Personally, I hope Perry gets in. He could bring a lot to this contest. If Sarah Palin doesn't run, and it turns out her bus tour was nothing more than another gimmick to grab attention, then there will be a need for a Republican candidate that everyday Americans can relate to. That's Perry.

He has positives and negatives, but so do the others. On the positive side, he's affable, charming and a great campaigner. On the negative, he can be intensely unlikable, especially in a debate, and even supporters sometimes doubt his authenticity and veracity.

If you thought Mitt Romney or John Kerry did Olympic-quality flip-flops, wait until you get a look at Rick Perry.

One version of him used federal stimulus money to prop up the Texas economy; the other threatened secession.

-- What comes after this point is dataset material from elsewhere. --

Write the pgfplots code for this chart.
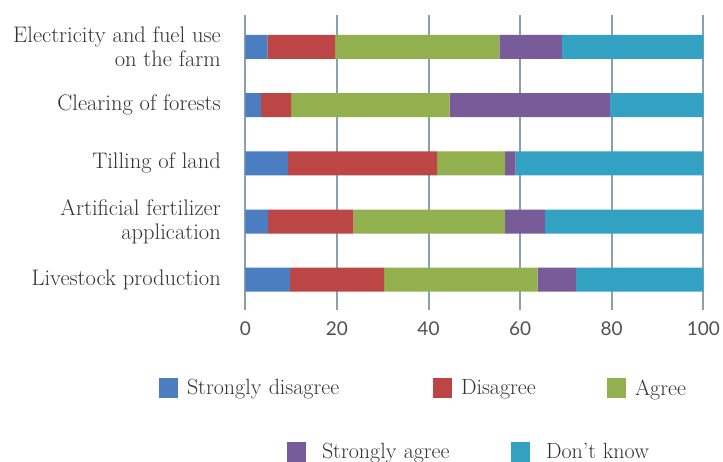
\documentclass[border=0pt]{standalone}
\usepackage{fontspec}
\usepackage{pgfplots}
\pgfplotsset{compat=1.18}
\newfontfamily\tickfont{Lato}
\definecolor{cSD}{RGB}{74,126,193}
\definecolor{cD}{RGB}{188,69,69}
\definecolor{cA}{RGB}{147,176,78}
\definecolor{cSA}{RGB}{120,91,153}
\definecolor{cDK}{RGB}{51,162,194}
\definecolor{gridc}{RGB}{138,160,175}
\definecolor{txt}{RGB}{50,50,50}
\pgfplotsset{
  sqlegend/.style={
    hide axis, scale only axis, width=1pt, height=20pt,
    xmin=0, xmax=1, ymin=0, ymax=1,
    legend style={at={(0,0.5)}, anchor=west, draw=none, fill=none,
      inner sep=0pt, outer sep=0pt,
      nodes={inner sep=0pt, anchor=west, text=txt, font=\fontsize{22}{26}\selectfont}},
    legend image code/.code={\fill[##1, draw=none] (0pt,-10pt) rectangle (19pt,10pt);},
  },
}
\begin{document}
\begin{tikzpicture}
\useasboundingbox (0,0) rectangle (723pt,462pt);
\begin{axis}[
  at={(245.3pt,152pt)}, anchor=south west,
  scale only axis, width=458pt, height=295pt,
  xbar stacked, bar width=24pt,
  xmin=0, xmax=100, ymin=-0.52, ymax=4.55,
  xtick={0,20,...,100}, ytick={0,1,2,3,4},
  yticklabels={Livestock production, {Artificial fertilizer\\application}, Tilling of land, Clearing of forests, {Electricity and fuel use\\on the farm}},
  yticklabel style={align=right, text=txt, font=\fontsize{22.5}{24}\selectfont, xshift=-21pt},
  xticklabel style={text=txt!85, font=\tickfont\fontsize{19}{23}\selectfont, yshift=-8pt},
  /pgf/number format/assume math mode=true,
  xmajorgrids, grid style={line width=2pt, color=gridc},
  axis line style={draw=none}, major tick length=0pt,
  every axis plot/.append style={draw=none},
]
\addplot[fill=cSD] coordinates {(9.8,0) (5.0,1) (9.3,2) (3.4,3) (4.8,4)};
\addplot[fill=cD] coordinates {(20.5,0) (18.6,1) (32.6,2) (6.6,3) (14.8,4)};
\addplot[fill=cA] coordinates {(33.5,0) (33.1,1) (14.8,2) (34.6,3) (35.9,4)};
\addplot[fill=cSA] coordinates {(8.4,0) (8.7,1) (2.3,2) (35.0,3) (13.6,4)};
\addplot[fill=cDK] coordinates {(27.8,0) (34.6,1) (41.0,2) (20.4,3) (30.9,4)};
\end{axis}
% legend row 1
\begin{axis}[sqlegend, at={(159pt,64pt)}, anchor=south west,
  legend columns=3, legend style={column sep=9pt}]
\addlegendimage{fill=cSD, draw=none}
\addlegendentry[text width=237pt, align=left]{Strongly disagree}
\addlegendimage{fill=cD, draw=none}
\addlegendentry[text width=137pt, align=left]{Disagree}
\addlegendimage{fill=cA, draw=none}
\addlegendentry[align=left]{Agree}
\end{axis}
% legend row 2
\begin{axis}[sqlegend, at={(287pt,0pt)}, anchor=south west,
  legend columns=2, legend style={column sep=16pt}]
\addlegendimage{fill=cSA, draw=none}
\addlegendentry[text width=173pt, align=left]{Strongly agree}
\addlegendimage{fill=cDK, draw=none}
\addlegendentry[align=left]{Don’t know}
\end{axis}
\end{tikzpicture}
\end{document}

One insisted, when pressed during his last re-election campaign, that he would not run for president; the other appears to be gearing up to do just that. One signed a law that granted in-state tuition rates to illegal immigrants; the other -- perhaps with an eye toward running for president -- declared so-called "sanctuary cities" an emergency item to be taken up by the state Legislature.

So, in Perry's ideal world, local and state police should help immigration officials enforce federal law and remove illegal immigrants. But any of the undocumented who are somehow overlooked can stick around, buy a backpack, and go to college at a reduced rate?

It would be worth sitting through a campaign just to hear an explanation.